_MATERIAL_
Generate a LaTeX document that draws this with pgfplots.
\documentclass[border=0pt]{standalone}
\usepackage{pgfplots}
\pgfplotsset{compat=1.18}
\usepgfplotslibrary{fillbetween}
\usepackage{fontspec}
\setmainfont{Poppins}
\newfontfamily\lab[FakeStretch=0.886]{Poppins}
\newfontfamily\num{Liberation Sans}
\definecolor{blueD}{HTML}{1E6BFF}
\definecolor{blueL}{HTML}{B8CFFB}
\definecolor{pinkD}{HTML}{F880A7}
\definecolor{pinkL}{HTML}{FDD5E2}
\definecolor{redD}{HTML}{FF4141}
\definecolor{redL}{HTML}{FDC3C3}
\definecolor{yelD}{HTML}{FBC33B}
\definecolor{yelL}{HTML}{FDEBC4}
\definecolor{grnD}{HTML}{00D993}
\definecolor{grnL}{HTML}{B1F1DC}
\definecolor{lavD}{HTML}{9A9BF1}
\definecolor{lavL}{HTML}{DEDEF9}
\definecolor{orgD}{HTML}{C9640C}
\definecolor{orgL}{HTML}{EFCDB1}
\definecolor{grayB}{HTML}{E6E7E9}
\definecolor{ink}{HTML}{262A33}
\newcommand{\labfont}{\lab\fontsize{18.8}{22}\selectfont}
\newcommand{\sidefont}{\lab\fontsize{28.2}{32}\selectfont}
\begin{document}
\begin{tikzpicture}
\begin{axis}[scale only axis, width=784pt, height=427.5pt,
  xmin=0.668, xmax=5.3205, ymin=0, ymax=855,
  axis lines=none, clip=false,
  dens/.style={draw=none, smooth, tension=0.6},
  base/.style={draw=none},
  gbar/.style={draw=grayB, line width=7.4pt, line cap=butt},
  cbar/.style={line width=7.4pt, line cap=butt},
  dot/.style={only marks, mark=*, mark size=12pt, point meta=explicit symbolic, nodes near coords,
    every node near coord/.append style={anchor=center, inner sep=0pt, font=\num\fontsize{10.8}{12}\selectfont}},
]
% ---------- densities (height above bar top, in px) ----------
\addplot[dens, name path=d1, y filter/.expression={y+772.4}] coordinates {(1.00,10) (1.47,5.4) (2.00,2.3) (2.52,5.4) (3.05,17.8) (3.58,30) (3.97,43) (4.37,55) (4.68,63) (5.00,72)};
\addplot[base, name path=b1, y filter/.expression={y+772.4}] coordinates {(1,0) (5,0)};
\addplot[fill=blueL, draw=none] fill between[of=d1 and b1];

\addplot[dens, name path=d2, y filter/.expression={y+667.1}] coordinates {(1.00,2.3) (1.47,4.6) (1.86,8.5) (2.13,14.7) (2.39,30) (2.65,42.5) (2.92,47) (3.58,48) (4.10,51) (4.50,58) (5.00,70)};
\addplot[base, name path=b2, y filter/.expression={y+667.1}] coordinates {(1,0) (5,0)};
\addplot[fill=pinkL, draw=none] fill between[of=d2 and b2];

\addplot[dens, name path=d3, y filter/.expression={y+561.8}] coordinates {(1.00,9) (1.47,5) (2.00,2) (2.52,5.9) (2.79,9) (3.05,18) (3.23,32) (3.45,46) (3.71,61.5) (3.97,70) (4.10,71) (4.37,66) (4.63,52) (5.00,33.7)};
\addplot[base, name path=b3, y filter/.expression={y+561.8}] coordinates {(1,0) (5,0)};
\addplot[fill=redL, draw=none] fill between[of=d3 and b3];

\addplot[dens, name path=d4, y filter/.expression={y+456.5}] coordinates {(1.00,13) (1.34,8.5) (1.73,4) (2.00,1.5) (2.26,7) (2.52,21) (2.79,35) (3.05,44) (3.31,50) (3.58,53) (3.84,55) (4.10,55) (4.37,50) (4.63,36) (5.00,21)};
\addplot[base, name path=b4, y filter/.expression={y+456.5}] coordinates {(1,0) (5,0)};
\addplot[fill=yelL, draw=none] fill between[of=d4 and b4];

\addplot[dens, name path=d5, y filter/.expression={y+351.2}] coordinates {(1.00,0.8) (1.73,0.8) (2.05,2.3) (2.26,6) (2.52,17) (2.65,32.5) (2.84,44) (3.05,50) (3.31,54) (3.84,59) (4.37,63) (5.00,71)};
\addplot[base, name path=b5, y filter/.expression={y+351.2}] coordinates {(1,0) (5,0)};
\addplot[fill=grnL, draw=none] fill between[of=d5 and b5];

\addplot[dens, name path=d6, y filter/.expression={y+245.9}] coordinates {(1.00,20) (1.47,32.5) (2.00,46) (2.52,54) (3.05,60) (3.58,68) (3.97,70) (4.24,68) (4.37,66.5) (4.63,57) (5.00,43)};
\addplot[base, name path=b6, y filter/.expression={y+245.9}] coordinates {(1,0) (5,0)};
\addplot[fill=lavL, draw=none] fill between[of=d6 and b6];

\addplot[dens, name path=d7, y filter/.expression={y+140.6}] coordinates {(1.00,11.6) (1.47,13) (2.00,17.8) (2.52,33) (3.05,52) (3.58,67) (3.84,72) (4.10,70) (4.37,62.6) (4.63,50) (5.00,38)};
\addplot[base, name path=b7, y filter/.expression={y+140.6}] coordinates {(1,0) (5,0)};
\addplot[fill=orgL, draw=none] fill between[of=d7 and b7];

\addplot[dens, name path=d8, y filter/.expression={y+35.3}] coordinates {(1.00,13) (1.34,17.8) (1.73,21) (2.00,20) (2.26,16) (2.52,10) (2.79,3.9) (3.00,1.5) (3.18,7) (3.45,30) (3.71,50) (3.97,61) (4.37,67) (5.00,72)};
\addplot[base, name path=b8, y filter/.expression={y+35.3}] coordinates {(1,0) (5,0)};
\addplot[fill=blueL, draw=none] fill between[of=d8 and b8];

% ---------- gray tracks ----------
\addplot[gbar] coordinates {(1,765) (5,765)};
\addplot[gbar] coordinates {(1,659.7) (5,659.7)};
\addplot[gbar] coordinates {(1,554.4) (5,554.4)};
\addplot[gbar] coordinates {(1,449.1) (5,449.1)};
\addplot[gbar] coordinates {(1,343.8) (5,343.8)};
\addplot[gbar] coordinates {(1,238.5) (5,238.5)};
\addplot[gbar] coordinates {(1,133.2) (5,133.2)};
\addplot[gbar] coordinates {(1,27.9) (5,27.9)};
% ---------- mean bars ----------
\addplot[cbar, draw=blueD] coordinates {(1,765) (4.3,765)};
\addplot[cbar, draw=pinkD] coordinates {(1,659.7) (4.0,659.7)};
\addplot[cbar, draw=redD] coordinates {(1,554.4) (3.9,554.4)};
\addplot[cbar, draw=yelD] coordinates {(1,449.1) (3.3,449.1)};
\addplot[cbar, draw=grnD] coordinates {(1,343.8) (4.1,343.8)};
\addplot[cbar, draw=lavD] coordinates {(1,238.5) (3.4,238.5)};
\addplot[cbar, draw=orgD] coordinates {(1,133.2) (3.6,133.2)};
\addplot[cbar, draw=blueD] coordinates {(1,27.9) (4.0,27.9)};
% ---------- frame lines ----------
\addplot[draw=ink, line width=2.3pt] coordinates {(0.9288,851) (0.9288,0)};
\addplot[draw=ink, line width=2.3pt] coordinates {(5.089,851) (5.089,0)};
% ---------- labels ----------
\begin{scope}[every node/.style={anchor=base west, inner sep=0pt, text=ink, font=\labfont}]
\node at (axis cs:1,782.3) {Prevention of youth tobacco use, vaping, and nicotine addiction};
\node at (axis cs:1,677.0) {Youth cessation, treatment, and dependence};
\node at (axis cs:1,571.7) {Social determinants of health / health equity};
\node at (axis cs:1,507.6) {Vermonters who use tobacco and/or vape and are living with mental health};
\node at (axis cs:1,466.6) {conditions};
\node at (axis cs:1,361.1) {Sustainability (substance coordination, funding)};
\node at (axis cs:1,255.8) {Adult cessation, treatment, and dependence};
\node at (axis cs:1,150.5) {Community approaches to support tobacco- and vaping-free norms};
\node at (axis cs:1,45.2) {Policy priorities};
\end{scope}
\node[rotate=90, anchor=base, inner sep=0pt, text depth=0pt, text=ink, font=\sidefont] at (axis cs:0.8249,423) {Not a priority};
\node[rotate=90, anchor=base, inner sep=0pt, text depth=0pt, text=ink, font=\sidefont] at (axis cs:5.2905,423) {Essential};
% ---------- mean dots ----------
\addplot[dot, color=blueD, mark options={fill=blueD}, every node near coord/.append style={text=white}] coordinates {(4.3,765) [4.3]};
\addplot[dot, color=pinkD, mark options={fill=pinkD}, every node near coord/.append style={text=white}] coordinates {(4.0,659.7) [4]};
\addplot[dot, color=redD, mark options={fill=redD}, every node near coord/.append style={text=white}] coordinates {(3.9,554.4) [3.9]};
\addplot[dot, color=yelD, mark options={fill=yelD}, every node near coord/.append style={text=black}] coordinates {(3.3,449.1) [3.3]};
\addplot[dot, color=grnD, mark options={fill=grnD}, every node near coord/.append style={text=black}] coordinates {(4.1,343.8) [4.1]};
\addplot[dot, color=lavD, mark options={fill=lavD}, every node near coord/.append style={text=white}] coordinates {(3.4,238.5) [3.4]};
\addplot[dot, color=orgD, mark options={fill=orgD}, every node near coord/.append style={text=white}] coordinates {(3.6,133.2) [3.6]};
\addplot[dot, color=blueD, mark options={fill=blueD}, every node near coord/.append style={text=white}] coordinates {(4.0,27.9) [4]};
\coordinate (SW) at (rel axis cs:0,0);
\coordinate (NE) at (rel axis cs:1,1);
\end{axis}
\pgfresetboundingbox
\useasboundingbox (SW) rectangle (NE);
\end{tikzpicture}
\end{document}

_THE TASK_
Show all lines from the listing above in which "with" appears.

_RESPONSE TO THE EXERCISE_
Generate a LaTeX document that draws this with pgfplots.
\node at (axis cs:1,507.6) {Vermonters who use tobacco and/or vape and are living with mental health};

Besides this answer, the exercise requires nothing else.